■ What to work on
Retype the records below exactly as they appear, but leave out any pictures.

#####

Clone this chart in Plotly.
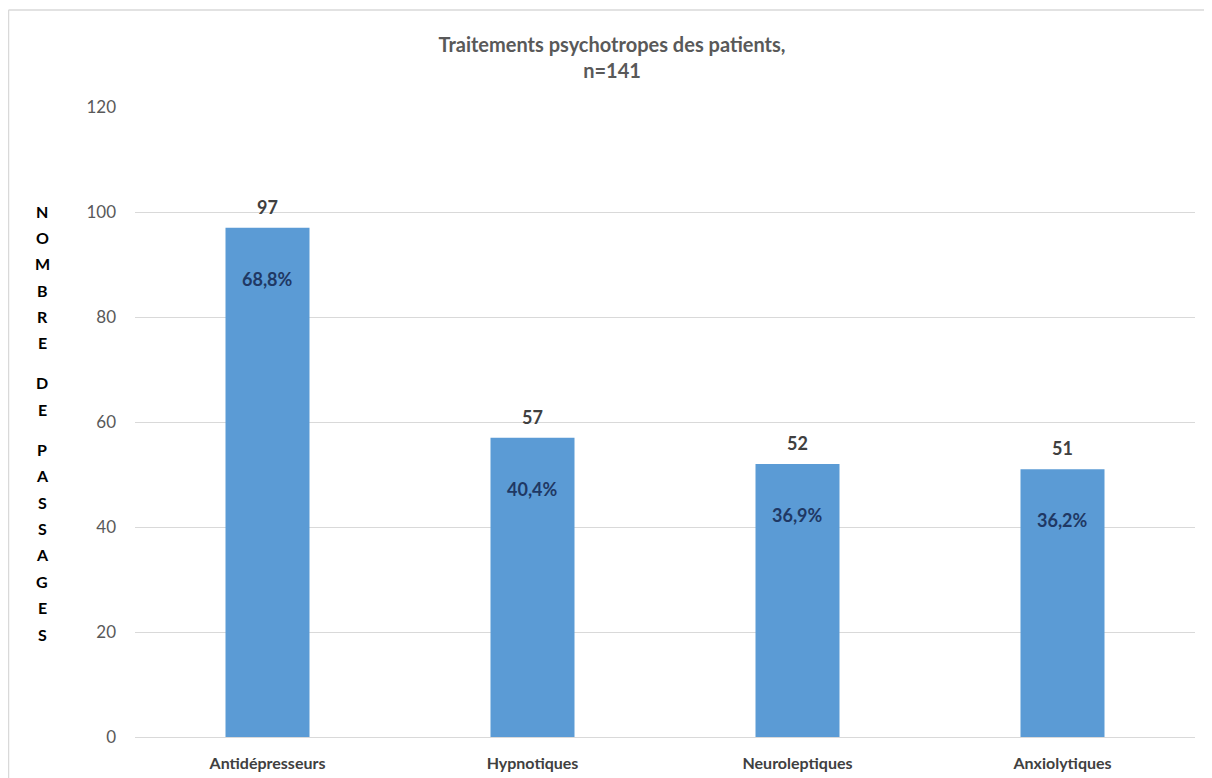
import plotly.graph_objects as go

categories = ['Antidépresseurs', 'Hypnotiques', 'Neuroleptiques', 'Anxiolytiques']
counts = [97, 57, 52, 51]
percents = ['68,8%', '40,4%', '36,9%', '36,2%']
y_title_letters = ['N', 'O', 'M', 'B', 'R', 'E', '', 'D', 'E', '', 'P', 'A', 'S', 'S', 'A', 'G', 'E', 'S']

FONT = 'Lato, sans-serif'
W, H = 1212, 778
OFF = 8  # page body margin in the browser
# plot area wanted on screen: x 135..1195, y 107..737
L, T = 135 - OFF, 107 - OFF
R, B = W + OFF - 1195, H + OFF - 737
PW, PH = W - L - R, H - T - B


def px_x(sx):
    return (sx - OFF - L) / PW


def px_y(sy):
    return 1 - (sy - OFF - T) / PH


fig = go.Figure()

fig.add_trace(go.Bar(
    x=categories,
    y=counts,
    marker=dict(color='#5B9BD5', line=dict(width=0)),
    hoverinfo='x+y'
))

# value labels above bars, percentages inside
for cat, n, pct in zip(categories, counts, percents):
    fig.add_annotation(x=cat, y=n, text='<b>%d</b>' % n, showarrow=False,
                       yanchor='bottom', yshift=8,
                       font=dict(family=FONT, size=18, color='#404040'))
    fig.add_annotation(x=cat, y=n, text='<b>%s</b>' % pct, showarrow=False,
                       yanchor='middle', yshift=-51,
                       font=dict(family=FONT, size=18, color='#1F3864'))

# stacked vertical axis title, one letter per line
y_px, step, gap = 211, 26.4, 40
for letter in y_title_letters:
    if letter == '':
        y_px += gap - step
        continue
    fig.add_annotation(xref='paper', yref='paper', x=px_x(42), y=px_y(y_px),
                       text='<b>%s</b>' % letter, showarrow=False,
                       xanchor='center', yanchor='middle',
                       font=dict(family=FONT, size=16, color='#000000'))
    y_px += step

# chart frame (top and left edges)
fig.add_shape(type='line', xref='paper', yref='paper', x0=px_x(8.5), x1=px_x(1220),
              y0=px_y(10), y1=px_y(10), line=dict(color='#D9D9D9', width=1.5))
fig.add_shape(type='line', xref='paper', yref='paper', x0=px_x(8.5), x1=px_x(8.5),
              y0=px_y(790), y1=px_y(10), line=dict(color='#D9D9D9', width=1.5))

fig.update_layout(
    width=W, height=H,
    margin=dict(l=L, r=R, t=T, b=B),
    title=dict(text='<b>Traitements psychotropes des patients,<br>n=141</b>',
               x=(612 - OFF) / W, xanchor='center', y=1 - 44 / H, yanchor='middle',
               font=dict(family=FONT, size=20, color='#595959')),
    font=dict(family=FONT),
    bargap=0.683,
    showlegend=False,
    paper_bgcolor='white',
    plot_bgcolor='white',
    xaxis=dict(
        tickfont=dict(family=FONT, size=16, color='#404040'),
        tickprefix='<b>', ticksuffix='</b>',
        showline=True, linecolor='#D9D9D9', linewidth=1,
        ticks='', showgrid=False, ticklabelstandoff=12
    ),
    yaxis=dict(
        range=[0, 120], dtick=20,
        tickfont=dict(family=FONT, size=17, color='#595959'),
        showgrid=True, gridcolor='#D9D9D9', gridwidth=1,
        zeroline=False, showline=False, ticks='', ticklabelstandoff=18
    )
)

fig.write_html('out.html')
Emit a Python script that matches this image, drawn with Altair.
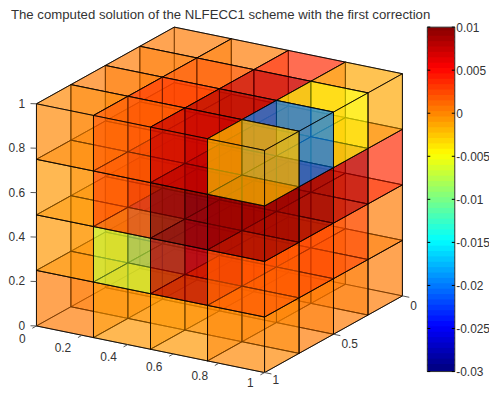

#####

■ Complete response
Clone this chart in Plotly.
import plotly.graph_objects as go

categories = ['Antidépresseurs', 'Hypnotiques', 'Neuroleptiques', 'Anxiolytiques']
counts = [97, 57, 52, 51]
percents = ['68,8%', '40,4%', '36,9%', '36,2%']
y_title_letters = ['N', 'O', 'M', 'B', 'R', 'E', '', 'D', 'E', '', 'P', 'A', 'S', 'S', 'A', 'G', 'E', 'S']

FONT = 'Lato, sans-serif'
W, H = 1212, 778
OFF = 8  # page body margin in the browser
# plot area wanted on screen: x 135..1195, y 107..737
L, T = 135 - OFF, 107 - OFF
R, B = W + OFF - 1195, H + OFF - 737
PW, PH = W - L - R, H - T - B


def px_x(sx):
    return (sx - OFF - L) / PW


def px_y(sy):
    return 1 - (sy - OFF - T) / PH


fig = go.Figure()

fig.add_trace(go.Bar(
    x=categories,
    y=counts,
    marker=dict(color='#5B9BD5', line=dict(width=0)),
    hoverinfo='x+y'
))

# value labels above bars, percentages inside
for cat, n, pct in zip(categories, counts, percents):
    fig.add_annotation(x=cat, y=n, text='<b>%d</b>' % n, showarrow=False,
                       yanchor='bottom', yshift=8,
                       font=dict(family=FONT, size=18, color='#404040'))
    fig.add_annotation(x=cat, y=n, text='<b>%s</b>' % pct, showarrow=False,
                       yanchor='middle', yshift=-51,
                       font=dict(family=FONT, size=18, color='#1F3864'))

# stacked vertical axis title, one letter per line
y_px, step, gap = 211, 26.4, 40
for letter in y_title_letters:
    if letter == '':
        y_px += gap - step
        continue
    fig.add_annotation(xref='paper', yref='paper', x=px_x(42), y=px_y(y_px),
                       text='<b>%s</b>' % letter, showarrow=False,
                       xanchor='center', yanchor='middle',
                       font=dict(family=FONT, size=16, color='#000000'))
    y_px += step

# chart frame (top and left edges)
fig.add_shape(type='line', xref='paper', yref='paper', x0=px_x(8.5), x1=px_x(1220),
              y0=px_y(10), y1=px_y(10), line=dict(color='#D9D9D9', width=1.5))
fig.add_shape(type='line', xref='paper', yref='paper', x0=px_x(8.5), x1=px_x(8.5),
              y0=px_y(790), y1=px_y(10), line=dict(color='#D9D9D9', width=1.5))

fig.update_layout(
    width=W, height=H,
    margin=dict(l=L, r=R, t=T, b=B),
    title=dict(text='<b>Traitements psychotropes des patients,<br>n=141</b>',
               x=(612 - OFF) / W, xanchor='center', y=1 - 44 / H, yanchor='middle',
               font=dict(family=FONT, size=20, color='#595959')),
    font=dict(family=FONT),
    bargap=0.683,
    showlegend=False,
    paper_bgcolor='white',
    plot_bgcolor='white',
    xaxis=dict(
        tickfont=dict(family=FONT, size=16, color='#404040'),
        tickprefix='<b>', ticksuffix='</b>',
        showline=True, linecolor='#D9D9D9', linewidth=1,
        ticks='', showgrid=False, ticklabelstandoff=12
    ),
    yaxis=dict(
        range=[0, 120], dtick=20,
        tickfont=dict(family=FONT, size=17, color='#595959'),
        showgrid=True, gridcolor='#D9D9D9', gridwidth=1,
        zeroline=False, showline=False, ticks='', ticklabelstandoff=18
    )
)

fig.write_html('out.html')
Emit a Python script that matches this image, drawn with Altair.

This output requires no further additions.